One of the women, a student, was handcuffed while partially undressed and having a panic attack, while the other was threatened with multiple Tasers.
The All Party Parliamentary Group (APPG) on Democracy and the Constitution said police had been put in a difficult position ahead of the process by the “ambiguity” of Covid restrictions at the time, which neither explicitly permitted nor explicitly banned protest.
But it found that both forces involved, the Metropolitan Police and Avon and Somerset Constabulary, “failed to understand their legal duties in respect of protest” or to “conduct a proper assessment of the proportionality of their actions”.
The APPG became the latest parliamentary group to condemn controversial protest laws proposed in the Police, Crime, Sentencing and Courts Bill.
It said seven clauses should be removed from the law because they “unnecessarily expand police powers over peaceful protest, create excessive legal ambiguity, and are a recipe for the arbitrary use of power”.
They included the ability to impose restrictions on assemblies based on noise, or ban protests by a single person, as well as the creation of a criminal offence of “public nuisance” and lowering the bar for prosecuting people who violate conditions.
Geraint Davies, the chair of the APPG, said the Everard vigil and Bristol protests showed that the “law must be clear that the police have a duty to facilitate the right to peaceful protest”.
“The police must not become the enforcement agency of the state against those who choose to publicly and collectively call for change – political, economic, social or environmental,” he added.
“Parliament must protect our freedoms and reject attempts to increase police power and restrict our right to peaceful protest.

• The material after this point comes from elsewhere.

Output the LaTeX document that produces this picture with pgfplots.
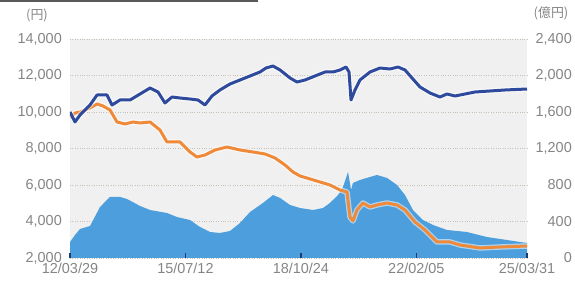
\documentclass[border=0pt]{standalone}
\usepackage{fontspec}
\setmainfont{Liberation Sans}
\newfontfamily\cjk{Noto Sans CJK JP}
\usepackage{pgfplots}
\usepackage{pgfplotstable}
\pgfplotsset{compat=1.18}
\definecolor{bg}{HTML}{F0F0F0}
\definecolor{navyline}{HTML}{2E4A9C}
\definecolor{orangeline}{HTML}{EE8A3A}
\definecolor{areablue}{HTML}{4C9FDC}
\definecolor{labelgray}{HTML}{858585}
\definecolor{gridc}{HTML}{C9C0B6}
\definecolor{tickc}{HTML}{1F3A6E}

% x = days since 2012/03/29
\pgfplotstableread{
x y
0 10000
52 9452
104 9836
208 10384
281 10932
385 10932
437 10384
520 10658
624 10658
728 10987
832 11315
915 11096
987 10493
1060 10822
1143 10767
1247 10713
1330 10658
1403 10384
1476 10877
1559 11206
1663 11534
1767 11754
1871 11973
1975 12192
2037 12411
2110 12521
2183 12302
2287 11863
2359 11644
2443 11754
2547 11973
2651 12192
2734 12192
2806 12302
2869 12466
2900 12192
2921 10658
2962 11206
3014 11754
3118 12192
3222 12411
3326 12356
3409 12466
3482 12302
3555 11863
3638 11370
3742 11041
3846 10822
3918 10987
4002 10877
4106 10987
4210 11096
4365 11151
4521 11206
4750 11260
}\bluedata

\pgfplotstableread{
x y
0 9672
52 9945
104 10000
208 10219
281 10439
343 10329
416 10110
489 9452
572 9343
655 9452
728 9398
832 9452
935 9014
1008 8357
1143 8357
1247 7809
1320 7535
1403 7644
1507 7918
1632 8083
1767 7918
1902 7809
2027 7699
2131 7480
2235 7096
2318 6713
2391 6494
2495 6329
2599 6165
2702 6001
2806 5727
2879 5617
2910 4247
2941 4028
2983 4631
3045 5014
3118 4795
3191 4905
3295 5014
3399 4905
3482 4631
3586 3973
3690 3535
3815 2877
3950 2877
4054 2713
4262 2548
4469 2603
4750 2658
}\orangedata

\pgfplotstableread{
x y
0 175
52 252
104 318
208 351
312 559
416 669
520 669
592 647
728 570
832 526
1008 493
1112 449
1247 416
1351 340
1455 285
1559 274
1663 296
1767 384
1871 504
2006 603
2110 690
2183 658
2287 581
2391 548
2526 526
2630 548
2702 603
2786 690
2838 778
2890 943
2921 745
2941 822
3014 855
3118 888
3191 910
3295 877
3399 800
3482 690
3565 526
3669 416
3773 362
3918 307
4126 285
4334 230
4542 197
4750 164
}\areadata

\begin{document}
\fontsize{14.5}{17}\selectfont
\begin{tikzpicture}
\useasboundingbox (-70bp,-27bp) rectangle (505bp,258bp);
\draw[line width=2bp, color=black!65] (-70bp,256.8bp) -- (188bp,256.8bp);
\node[text=labelgray, font=\cjk\fontsize{13}{15}\selectfont] at (-33bp,243bp) {(円)};
\node[text=labelgray, font=\cjk\fontsize{13}{15}\selectfont] at (481bp,245bp) {(億円)};

% right axis: net assets (area) with background and grid
\begin{axis}[
  at={(0bp,0bp)}, anchor=south west,
  scale only axis, width=457bp, height=219bp,
  xmin=0, xmax=4750, ymin=0, ymax=2400,
  axis y line*=right, axis x line*=bottom,
  axis line style={draw=none},
  axis background/.style={fill=bg},
  ytick={0,400,...,2400},
  ymajorgrids, grid style={gridc, dotted, line width=0.9bp},
  xtick={0,1200,2400,3600,4750},
  xticklabels={12/03/29,15/07/12,18/10/24,22/02/05,25/03/31},
  major tick length=0pt,
  tick label style={text=labelgray},
  yticklabel style={anchor=east, inner sep=0pt, xshift=45bp},
  xticklabel style={anchor=north, inner sep=0pt, yshift=-5bp},
  scaled y ticks=false,
  /pgf/number format/assume math mode=true,
  /pgf/number format/1000 sep={,},
]
\addplot[fill=areablue, draw=none] table[x=x, y=y] {\areadata} \closedcycle;
\end{axis}

% left axis: prices
\begin{axis}[
  at={(0bp,0bp)}, anchor=south west,
  scale only axis, width=457bp, height=219bp,
  xmin=0, xmax=4750, ymin=2000, ymax=14000,
  axis y line*=left, axis x line*=bottom,
  axis line style={draw=none},
  ytick={2000,4000,...,14000},
  xtick={0,1200,2400,3600,4750},
  xticklabels={},
  tick align=inside,
  xtick style={tickc, line width=1.6bp},
  ytick style={draw=none},
  major tick length=5bp,
  tick label style={text=labelgray},
  yticklabel style={anchor=east, inner sep=0pt, xshift=-8bp},
  scaled y ticks=false,
  /pgf/number format/assume math mode=true,
  /pgf/number format/1000 sep={,},
]
\addplot[white, opacity=0.55, line width=5.5bp, line join=round] table[x=x, y=y] {\orangedata};
\addplot[orangeline, line width=3bp, line join=round] table[x=x, y=y] {\orangedata};
\addplot[white, opacity=0.55, line width=5.5bp, line join=round] table[x=x, y=y] {\bluedata};
\addplot[navyline, line width=3bp, line join=round] table[x=x, y=y] {\bluedata};
\end{axis}
\end{tikzpicture}
\end{document}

The police should help to facilitate the expression of peaceful protest and not drive opposition underground.”
The inquiry took a starkly different position from previous reports by the national policing watchdog, which found that new protest powers were justified and Scotland Yard had acted appropriately at the Sarah Everard vigil.
The APPG said it could not “give full weight” to HM Inspectorate of Constabulary’s report on the vigil because it did not take account of testimonies from attendees.
The inquiry found Scotland Yard engaged with both organisers and attendees “in an antagonistic manner”, releasing a press statement saying the 13 March vigil would be unlawful while talks with organisers were ongoing.
The group that originally organised the vigil, Reclaim These Streets, withdrew after members were threatened with £10,000 fines and prosecution.
“What could have been an organised, Covid-safe event was, as a result, an ad hoc gathering in an already antagonistic situation,” the APPG report said.
“The Metropolitan Police increased the risk to both officers and civilians.”
Members criticised the decision to start ordering attendees to leave and making arrests, which sparked viral images of male officers holding women to the ground and carrying them away.
They found the situation had been “created by the earlier failure to engage productively with organisers” and that although officers were verbally abused, the handling of the event had “caused escalation”.
Attendees told the inquiry the vigil was already beginning to break up when police started ordering people to disperse at around 6.30pm, but that people decided to stay when “male police officers forced their way to the bandstand and ordered the speakers on it to go home”.
“On several occasions the force used by officers against attendees was not proportionate,” the report added.
“Witnesses describe officers throwing women to the ground and holding them down.”
It found that Avon and Somerset Police had also contributed to an “atmosphere of antagonism” before a demonstration against proposed protest laws on 21 March.
Protesters told the inquiry that a sit-down protest outside Bridewell Police Station had been generally peaceful before an “isolated incident” involving two aggressive individuals.
“Police subsequently attacked protestors with pepper spray and beat individuals who were sitting on the ground,” the report said.
“More than 60 attendees were subsequently injured. Police claim that protestors threw missiles, smashed windows at Bridewell Police Station and set several police vehicles alight. It is not clear who struck first.”
The APPG concluded that some force was justified but police had “failed to distinguish between violent and peaceful protestors”, and had wrongly used force against journalists.
It said that the operation involving officers posing as postal workers days later “raises serious questions about police behaviour, sensitivity, and accountability”.
A government spokesperson defended the proposed new laws, and said they would enable police to “better manage demonstrations”.
“The right to protest is a cornerstone of our democracy and our proposed measures in no way curtail the right to peaceful protest,” a statement added.